Exact reproduction of the data is required, with images excluded.

-- begin MATERIAL PROVIDED --

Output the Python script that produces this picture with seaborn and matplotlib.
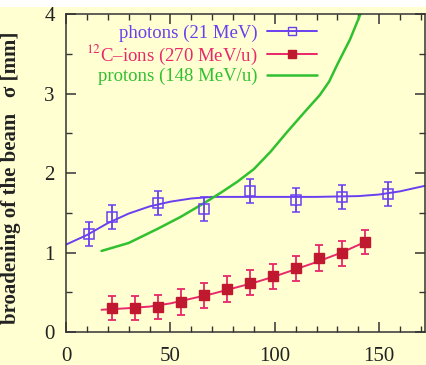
import numpy as np
import pandas as pd
import matplotlib
matplotlib.use("Agg")
import matplotlib.pyplot as plt
from matplotlib.lines import Line2D
import seaborn as sns

# Data
ph_x = [11, 22, 44, 66, 88, 110, 132, 154]
ph_y = [1.23, 1.45, 1.62, 1.55, 1.77, 1.66, 1.70, 1.74]
ph_err = [0.15, 0.15, 0.15, 0.15, 0.15, 0.15, 0.15, 0.15]
ph_fit_x = [0, 10, 20, 30, 40, 50, 60, 70, 80, 100, 120, 140, 150, 160, 172]
ph_fit_y = [1.10, 1.22, 1.37, 1.49, 1.58, 1.64, 1.68, 1.70, 1.70, 1.70, 1.70, 1.71, 1.73, 1.77, 1.84]

c_x = [22, 33, 44, 55, 66, 77, 88, 99, 110, 121, 132, 143]
c_y = [0.30, 0.30, 0.31, 0.38, 0.46, 0.54, 0.62, 0.70, 0.80, 0.93, 0.99, 1.13]
c_err = [0.15, 0.15, 0.15, 0.16, 0.16, 0.16, 0.16, 0.16, 0.16, 0.16, 0.16, 0.15]
c_fit_x = [17, 30, 40, 50, 60, 70, 80, 90, 100, 110, 120, 132, 143]
c_fit_y = [0.28, 0.30, 0.32, 0.36, 0.42, 0.48, 0.55, 0.62, 0.70, 0.79, 0.88, 1.00, 1.13]

p_x = [17, 30, 44, 55, 66, 74, 82, 90, 98, 106, 114, 121.5, 126, 130, 136, 141, 145]
p_y = [1.02, 1.12, 1.30, 1.45, 1.62, 1.75, 1.89, 2.05, 2.27, 2.52, 2.76, 2.98, 3.15, 3.37, 3.68, 4.00, 4.30]

labels = ["photons (21 MeV)", r"$^{12}$C–ions (270 MeV/u)", "protons (148 MeV/u)"]
xticks = [0, 50, 100, 150]
yticks = [0, 1, 2, 3, 4]

blue = "#6a3ff0"
red = "#e8286a"
dred = "#c0182e"
green = "#30c030"
bg = "#ffffd2"

sns.set_theme(style="ticks")
plt.rcParams["font.family"] = ["Liberation Serif", "DejaVu Serif"]
plt.rcParams["mathtext.fontset"] = "stix"

fig = plt.figure(figsize=(4.26, 3.65), dpi=100, facecolor=bg)
fig.patches.append(plt.Rectangle((0, 0.982), 1, 0.02, transform=fig.transFigure,
                                 facecolor="white", edgecolor="none", zorder=-1))
ax = fig.add_axes([0.155, 0.0904, 0.843, 0.871])
ax.set_facecolor(bg)

ph_fit = pd.DataFrame({"x": ph_fit_x, "y": ph_fit_y})
c_fit = pd.DataFrame({"x": c_fit_x, "y": c_fit_y})
pr = pd.DataFrame({"x": p_x, "y": p_y})

sns.lineplot(data=ph_fit, x="x", y="y", ax=ax, color=blue, lw=1.4, sort=True)
sns.lineplot(data=c_fit, x="x", y="y", ax=ax, color=red, lw=1.4, sort=True)
sns.lineplot(data=pr, x="x", y="y", ax=ax, color=green, lw=1.8, sort=True)

ax.errorbar(ph_x, ph_y, yerr=ph_err, fmt="s", ms=7, mfc="none", mec=blue, mew=1.1,
            ecolor=blue, elinewidth=1.3, capsize=3, capthick=1.3)
ax.errorbar(c_x, c_y, yerr=c_err, fmt="s", ms=7, mfc=dred, mec=dred,
            ecolor=red, elinewidth=1.3, capsize=3, capthick=1.3)

ax.set_xlim(0, 172)
ax.set_ylim(0, 4)
ax.set_xticks(xticks)
ax.set_yticks(yticks)
ax.set_xticks(np.arange(0, 172, 10), minor=True)
ax.set_yticks(np.arange(0, 4.01, 0.5), minor=True)
ax.tick_params(which="both", direction="in", top=True, right=True, colors="#333333",
               labelcolor="#222222", labelsize=15)
ax.tick_params(which="major", length=7, width=1.1)
ax.tick_params(which="minor", length=4, width=1.0)
ax.tick_params(axis="x", which="major", pad=11)
ax.tick_params(axis="y", which="major", pad=8)
for s in ax.spines.values():
    s.set_color("#333333")
    s.set_linewidth(1.1)
ax.set_xlabel("")
ax.set_ylabel("broadening of the beam   σ [mm]", fontsize=15, fontweight="bold",
              color="#222222")
ax.yaxis.set_label_coords(-0.125, 0.484)

handles = [
    Line2D([], [], color=blue, lw=1.4, marker="s", ms=6, mfc="none", mec=blue),
    Line2D([], [], color=red, lw=1.4, marker="s", ms=6, mfc=dred, mec=dred),
    Line2D([], [], color=green, lw=1.8),
]
leg = ax.legend(handles, labels, loc="upper left", bbox_to_anchor=(0.008, 1.02),
                frameon=False, markerfirst=False, fontsize=13.5, handlelength=2.7,
                labelspacing=0.05, handletextpad=0.5, alignment="right")
for t, c in zip(leg.get_texts(), [blue, red, green]):
    t.set_color(c)
    t.set_ha("right")

fig.savefig("out.png", dpi=100, facecolor=bg)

-- end MATERIAL PROVIDED --

EXPECTED ANSWER ▸
Output the Python script that produces this picture with seaborn and matplotlib.
import numpy as np
import pandas as pd
import matplotlib
matplotlib.use("Agg")
import matplotlib.pyplot as plt
from matplotlib.lines import Line2D
import seaborn as sns

# Data
ph_x = [11, 22, 44, 66, 88, 110, 132, 154]
ph_y = [1.23, 1.45, 1.62, 1.55, 1.77, 1.66, 1.70, 1.74]
ph_err = [0.15, 0.15, 0.15, 0.15, 0.15, 0.15, 0.15, 0.15]
ph_fit_x = [0, 10, 20, 30, 40, 50, 60, 70, 80, 100, 120, 140, 150, 160, 172]
ph_fit_y = [1.10, 1.22, 1.37, 1.49, 1.58, 1.64, 1.68, 1.70, 1.70, 1.70, 1.70, 1.71, 1.73, 1.77, 1.84]

c_x = [22, 33, 44, 55, 66, 77, 88, 99, 110, 121, 132, 143]
c_y = [0.30, 0.30, 0.31, 0.38, 0.46, 0.54, 0.62, 0.70, 0.80, 0.93, 0.99, 1.13]
c_err = [0.15, 0.15, 0.15, 0.16, 0.16, 0.16, 0.16, 0.16, 0.16, 0.16, 0.16, 0.15]
c_fit_x = [17, 30, 40, 50, 60, 70, 80, 90, 100, 110, 120, 132, 143]
c_fit_y = [0.28, 0.30, 0.32, 0.36, 0.42, 0.48, 0.55, 0.62, 0.70, 0.79, 0.88, 1.00, 1.13]

p_x = [17, 30, 44, 55, 66, 74, 82, 90, 98, 106, 114, 121.5, 126, 130, 136, 141, 145]
p_y = [1.02, 1.12, 1.30, 1.45, 1.62, 1.75, 1.89, 2.05, 2.27, 2.52, 2.76, 2.98, 3.15, 3.37, 3.68, 4.00, 4.30]

labels = ["photons (21 MeV)", r"$^{12}$C–ions (270 MeV/u)", "protons (148 MeV/u)"]
xticks = [0, 50, 100, 150]
yticks = [0, 1, 2, 3, 4]

blue = "#6a3ff0"
red = "#e8286a"
dred = "#c0182e"
green = "#30c030"
bg = "#ffffd2"

sns.set_theme(style="ticks")
plt.rcParams["font.family"] = ["Liberation Serif", "DejaVu Serif"]
plt.rcParams["mathtext.fontset"] = "stix"

fig = plt.figure(figsize=(4.26, 3.65), dpi=100, facecolor=bg)
fig.patches.append(plt.Rectangle((0, 0.982), 1, 0.02, transform=fig.transFigure,
                                 facecolor="white", edgecolor="none", zorder=-1))
ax = fig.add_axes([0.155, 0.0904, 0.843, 0.871])
ax.set_facecolor(bg)

ph_fit = pd.DataFrame({"x": ph_fit_x, "y": ph_fit_y})
c_fit = pd.DataFrame({"x": c_fit_x, "y": c_fit_y})
pr = pd.DataFrame({"x": p_x, "y": p_y})

sns.lineplot(data=ph_fit, x="x", y="y", ax=ax, color=blue, lw=1.4, sort=True)
sns.lineplot(data=c_fit, x="x", y="y", ax=ax, color=red, lw=1.4, sort=True)
sns.lineplot(data=pr, x="x", y="y", ax=ax, color=green, lw=1.8, sort=True)

ax.errorbar(ph_x, ph_y, yerr=ph_err, fmt="s", ms=7, mfc="none", mec=blue, mew=1.1,
            ecolor=blue, elinewidth=1.3, capsize=3, capthick=1.3)
ax.errorbar(c_x, c_y, yerr=c_err, fmt="s", ms=7, mfc=dred, mec=dred,
            ecolor=red, elinewidth=1.3, capsize=3, capthick=1.3)

ax.set_xlim(0, 172)
ax.set_ylim(0, 4)
ax.set_xticks(xticks)
ax.set_yticks(yticks)
ax.set_xticks(np.arange(0, 172, 10), minor=True)
ax.set_yticks(np.arange(0, 4.01, 0.5), minor=True)
ax.tick_params(which="both", direction="in", top=True, right=True, colors="#333333",
               labelcolor="#222222", labelsize=15)
ax.tick_params(which="major", length=7, width=1.1)
ax.tick_params(which="minor", length=4, width=1.0)
ax.tick_params(axis="x", which="major", pad=11)
ax.tick_params(axis="y", which="major", pad=8)
for s in ax.spines.values():
    s.set_color("#333333")
    s.set_linewidth(1.1)
ax.set_xlabel("")
ax.set_ylabel("broadening of the beam   σ [mm]", fontsize=15, fontweight="bold",
              color="#222222")
ax.yaxis.set_label_coords(-0.125, 0.484)

handles = [
    Line2D([], [], color=blue, lw=1.4, marker="s", ms=6, mfc="none", mec=blue),
    Line2D([], [], color=red, lw=1.4, marker="s", ms=6, mfc=dred, mec=dred),
    Line2D([], [], color=green, lw=1.8),
]
leg = ax.legend(handles, labels, loc="upper left", bbox_to_anchor=(0.008, 1.02),
                frameon=False, markerfirst=False, fontsize=13.5, handlelength=2.7,
                labelspacing=0.05, handletextpad=0.5, alignment="right")
for t, c in zip(leg.get_texts(), [blue, red, green]):
    t.set_color(c)
    t.set_ha("right")

fig.savefig("out.png", dpi=100, facecolor=bg)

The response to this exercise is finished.